◆ **Problem requirements**
All lines holding the string "matplotlib" are to be shown.
start Available data
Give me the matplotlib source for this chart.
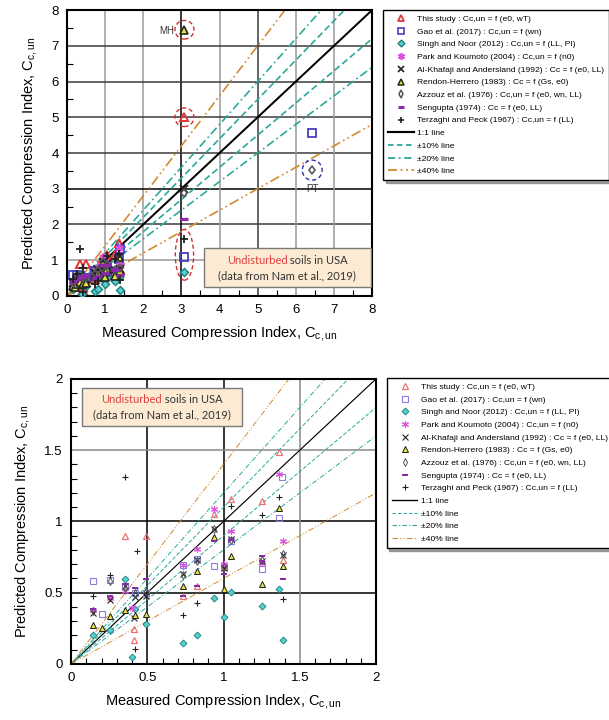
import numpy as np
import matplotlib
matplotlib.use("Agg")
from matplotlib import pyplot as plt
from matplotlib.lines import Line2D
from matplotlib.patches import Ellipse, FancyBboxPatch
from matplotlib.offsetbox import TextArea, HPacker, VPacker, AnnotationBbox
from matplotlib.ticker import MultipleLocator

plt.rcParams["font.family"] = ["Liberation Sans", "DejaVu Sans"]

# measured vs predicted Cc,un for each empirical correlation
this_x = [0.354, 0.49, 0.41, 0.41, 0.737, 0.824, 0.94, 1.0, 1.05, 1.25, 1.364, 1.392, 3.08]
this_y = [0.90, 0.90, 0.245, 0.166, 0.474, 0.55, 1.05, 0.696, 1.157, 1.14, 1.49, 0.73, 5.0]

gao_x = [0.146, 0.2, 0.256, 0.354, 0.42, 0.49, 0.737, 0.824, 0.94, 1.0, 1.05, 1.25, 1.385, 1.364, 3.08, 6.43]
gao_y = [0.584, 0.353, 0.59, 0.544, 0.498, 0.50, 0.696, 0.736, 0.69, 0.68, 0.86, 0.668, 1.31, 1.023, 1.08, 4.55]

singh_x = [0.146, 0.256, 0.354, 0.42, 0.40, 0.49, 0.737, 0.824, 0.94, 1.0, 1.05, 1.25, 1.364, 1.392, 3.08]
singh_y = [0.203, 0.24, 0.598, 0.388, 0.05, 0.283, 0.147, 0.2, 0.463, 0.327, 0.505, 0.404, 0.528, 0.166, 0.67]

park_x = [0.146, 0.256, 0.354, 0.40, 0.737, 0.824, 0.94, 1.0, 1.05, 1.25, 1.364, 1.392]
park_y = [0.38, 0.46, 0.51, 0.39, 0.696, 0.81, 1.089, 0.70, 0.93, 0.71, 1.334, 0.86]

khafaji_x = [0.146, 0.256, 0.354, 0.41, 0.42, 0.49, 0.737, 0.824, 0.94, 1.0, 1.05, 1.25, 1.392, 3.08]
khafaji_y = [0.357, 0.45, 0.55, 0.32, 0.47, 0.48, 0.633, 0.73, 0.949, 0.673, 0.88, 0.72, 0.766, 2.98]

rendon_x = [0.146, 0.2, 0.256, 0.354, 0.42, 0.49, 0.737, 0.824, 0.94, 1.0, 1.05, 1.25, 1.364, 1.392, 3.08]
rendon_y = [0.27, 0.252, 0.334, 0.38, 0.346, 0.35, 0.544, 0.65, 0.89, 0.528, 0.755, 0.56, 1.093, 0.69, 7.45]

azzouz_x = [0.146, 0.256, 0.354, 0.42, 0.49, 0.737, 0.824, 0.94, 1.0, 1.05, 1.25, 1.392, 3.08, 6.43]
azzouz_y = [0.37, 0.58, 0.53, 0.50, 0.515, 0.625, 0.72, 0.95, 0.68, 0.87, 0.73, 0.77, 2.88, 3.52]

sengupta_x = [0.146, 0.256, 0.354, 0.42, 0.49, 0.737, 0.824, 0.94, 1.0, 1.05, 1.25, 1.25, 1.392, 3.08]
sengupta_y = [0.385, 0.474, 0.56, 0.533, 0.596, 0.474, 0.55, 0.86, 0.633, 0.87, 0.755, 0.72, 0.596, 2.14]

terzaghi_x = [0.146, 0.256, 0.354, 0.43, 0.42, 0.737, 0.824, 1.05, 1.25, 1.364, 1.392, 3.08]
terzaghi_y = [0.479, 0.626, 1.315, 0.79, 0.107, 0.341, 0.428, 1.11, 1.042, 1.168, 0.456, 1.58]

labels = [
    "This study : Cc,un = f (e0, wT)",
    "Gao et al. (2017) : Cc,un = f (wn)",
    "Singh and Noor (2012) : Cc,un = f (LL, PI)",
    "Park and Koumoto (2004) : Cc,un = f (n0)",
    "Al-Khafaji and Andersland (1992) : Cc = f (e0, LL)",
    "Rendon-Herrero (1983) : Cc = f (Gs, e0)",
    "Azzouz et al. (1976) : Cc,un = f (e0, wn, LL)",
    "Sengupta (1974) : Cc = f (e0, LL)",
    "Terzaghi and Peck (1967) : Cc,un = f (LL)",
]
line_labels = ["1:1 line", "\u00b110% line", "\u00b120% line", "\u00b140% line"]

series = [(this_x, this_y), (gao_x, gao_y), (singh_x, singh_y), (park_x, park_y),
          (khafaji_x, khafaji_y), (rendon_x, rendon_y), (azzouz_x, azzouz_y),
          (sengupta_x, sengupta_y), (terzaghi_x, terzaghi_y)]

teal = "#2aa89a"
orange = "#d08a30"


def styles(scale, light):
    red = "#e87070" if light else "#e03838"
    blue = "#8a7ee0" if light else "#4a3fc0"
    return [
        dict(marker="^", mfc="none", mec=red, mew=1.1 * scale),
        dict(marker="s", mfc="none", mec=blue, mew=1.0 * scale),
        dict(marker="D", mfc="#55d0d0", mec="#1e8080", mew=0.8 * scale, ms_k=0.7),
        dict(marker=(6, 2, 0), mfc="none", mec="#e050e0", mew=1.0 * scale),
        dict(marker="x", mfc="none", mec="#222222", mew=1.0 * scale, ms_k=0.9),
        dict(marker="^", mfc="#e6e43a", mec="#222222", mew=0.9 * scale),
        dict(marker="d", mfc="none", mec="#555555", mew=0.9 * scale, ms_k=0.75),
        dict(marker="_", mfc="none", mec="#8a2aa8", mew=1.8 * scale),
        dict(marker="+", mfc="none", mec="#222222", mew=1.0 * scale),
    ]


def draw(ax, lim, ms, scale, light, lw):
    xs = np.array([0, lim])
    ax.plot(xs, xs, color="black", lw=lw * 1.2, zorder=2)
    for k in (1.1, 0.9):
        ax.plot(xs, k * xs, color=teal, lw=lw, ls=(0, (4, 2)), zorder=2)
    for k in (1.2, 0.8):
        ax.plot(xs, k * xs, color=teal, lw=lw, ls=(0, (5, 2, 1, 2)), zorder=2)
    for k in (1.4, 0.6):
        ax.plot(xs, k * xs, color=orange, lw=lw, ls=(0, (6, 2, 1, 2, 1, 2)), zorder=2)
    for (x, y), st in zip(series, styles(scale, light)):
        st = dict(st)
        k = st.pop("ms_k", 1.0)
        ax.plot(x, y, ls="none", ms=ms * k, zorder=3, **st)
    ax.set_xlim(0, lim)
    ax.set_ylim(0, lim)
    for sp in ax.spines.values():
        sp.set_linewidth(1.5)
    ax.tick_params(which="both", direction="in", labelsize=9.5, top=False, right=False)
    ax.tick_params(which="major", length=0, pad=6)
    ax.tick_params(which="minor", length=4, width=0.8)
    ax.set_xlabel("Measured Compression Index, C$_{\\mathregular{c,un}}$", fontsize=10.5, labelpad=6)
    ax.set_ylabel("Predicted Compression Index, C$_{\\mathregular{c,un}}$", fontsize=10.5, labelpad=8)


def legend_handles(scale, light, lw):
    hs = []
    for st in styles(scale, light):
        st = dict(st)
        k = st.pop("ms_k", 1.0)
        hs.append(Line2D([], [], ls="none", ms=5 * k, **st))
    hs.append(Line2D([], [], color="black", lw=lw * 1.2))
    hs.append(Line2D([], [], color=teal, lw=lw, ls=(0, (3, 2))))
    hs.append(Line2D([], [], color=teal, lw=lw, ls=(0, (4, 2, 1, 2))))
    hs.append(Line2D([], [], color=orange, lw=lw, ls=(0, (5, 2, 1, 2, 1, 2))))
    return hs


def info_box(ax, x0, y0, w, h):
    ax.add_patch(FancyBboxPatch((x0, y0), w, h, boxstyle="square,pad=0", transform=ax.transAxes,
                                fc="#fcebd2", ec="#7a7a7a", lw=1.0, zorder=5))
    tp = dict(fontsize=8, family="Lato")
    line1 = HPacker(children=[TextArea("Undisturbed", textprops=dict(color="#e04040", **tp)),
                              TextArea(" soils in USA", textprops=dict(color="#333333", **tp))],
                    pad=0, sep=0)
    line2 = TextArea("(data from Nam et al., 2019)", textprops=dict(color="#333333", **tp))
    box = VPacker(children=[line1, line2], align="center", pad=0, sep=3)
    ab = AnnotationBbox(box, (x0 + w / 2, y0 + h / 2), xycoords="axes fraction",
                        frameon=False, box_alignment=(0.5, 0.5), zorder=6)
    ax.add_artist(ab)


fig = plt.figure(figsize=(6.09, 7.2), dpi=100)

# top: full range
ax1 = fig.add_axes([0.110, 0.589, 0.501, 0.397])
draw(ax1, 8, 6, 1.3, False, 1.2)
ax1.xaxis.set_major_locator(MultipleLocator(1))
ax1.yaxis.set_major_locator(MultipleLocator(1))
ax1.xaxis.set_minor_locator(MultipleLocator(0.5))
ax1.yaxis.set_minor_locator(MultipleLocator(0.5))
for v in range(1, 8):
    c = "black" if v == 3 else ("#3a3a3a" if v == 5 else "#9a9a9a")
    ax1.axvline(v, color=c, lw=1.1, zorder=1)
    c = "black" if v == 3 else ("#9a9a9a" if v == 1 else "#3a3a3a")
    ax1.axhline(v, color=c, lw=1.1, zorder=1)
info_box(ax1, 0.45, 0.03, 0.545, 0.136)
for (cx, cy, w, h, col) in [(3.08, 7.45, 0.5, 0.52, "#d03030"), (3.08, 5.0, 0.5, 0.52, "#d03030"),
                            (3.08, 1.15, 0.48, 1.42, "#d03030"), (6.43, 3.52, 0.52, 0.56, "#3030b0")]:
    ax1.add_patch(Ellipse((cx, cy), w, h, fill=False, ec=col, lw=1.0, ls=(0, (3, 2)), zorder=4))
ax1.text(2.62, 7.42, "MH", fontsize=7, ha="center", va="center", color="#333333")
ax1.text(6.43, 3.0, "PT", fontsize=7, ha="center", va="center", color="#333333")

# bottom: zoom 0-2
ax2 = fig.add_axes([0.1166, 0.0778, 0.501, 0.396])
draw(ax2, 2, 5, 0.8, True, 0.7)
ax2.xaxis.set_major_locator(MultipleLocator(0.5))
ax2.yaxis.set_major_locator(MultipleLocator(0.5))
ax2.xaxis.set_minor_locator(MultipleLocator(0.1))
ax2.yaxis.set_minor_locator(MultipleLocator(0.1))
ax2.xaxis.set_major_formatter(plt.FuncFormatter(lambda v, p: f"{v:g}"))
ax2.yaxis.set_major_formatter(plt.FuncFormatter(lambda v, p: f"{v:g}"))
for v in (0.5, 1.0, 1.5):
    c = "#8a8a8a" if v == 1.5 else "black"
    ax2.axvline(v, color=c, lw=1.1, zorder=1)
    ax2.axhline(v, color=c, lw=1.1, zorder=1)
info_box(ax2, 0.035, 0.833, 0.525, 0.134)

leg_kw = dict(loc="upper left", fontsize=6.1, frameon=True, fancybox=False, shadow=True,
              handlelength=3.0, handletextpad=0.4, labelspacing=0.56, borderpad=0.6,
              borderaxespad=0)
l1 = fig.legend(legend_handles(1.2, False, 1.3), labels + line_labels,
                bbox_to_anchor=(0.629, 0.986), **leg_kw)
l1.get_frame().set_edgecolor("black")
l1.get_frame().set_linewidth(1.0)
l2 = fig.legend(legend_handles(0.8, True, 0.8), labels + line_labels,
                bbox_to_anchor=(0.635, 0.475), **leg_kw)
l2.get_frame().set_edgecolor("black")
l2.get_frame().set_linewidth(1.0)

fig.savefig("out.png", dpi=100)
end Available data
◆ **Completed exercise**
Give me the matplotlib source for this chart.
import matplotlib
matplotlib.use("Agg")
from matplotlib import pyplot as plt
from matplotlib.lines import Line2D
from matplotlib.patches import Ellipse, FancyBboxPatch
from matplotlib.offsetbox import TextArea, HPacker, VPacker, AnnotationBbox
from matplotlib.ticker import MultipleLocator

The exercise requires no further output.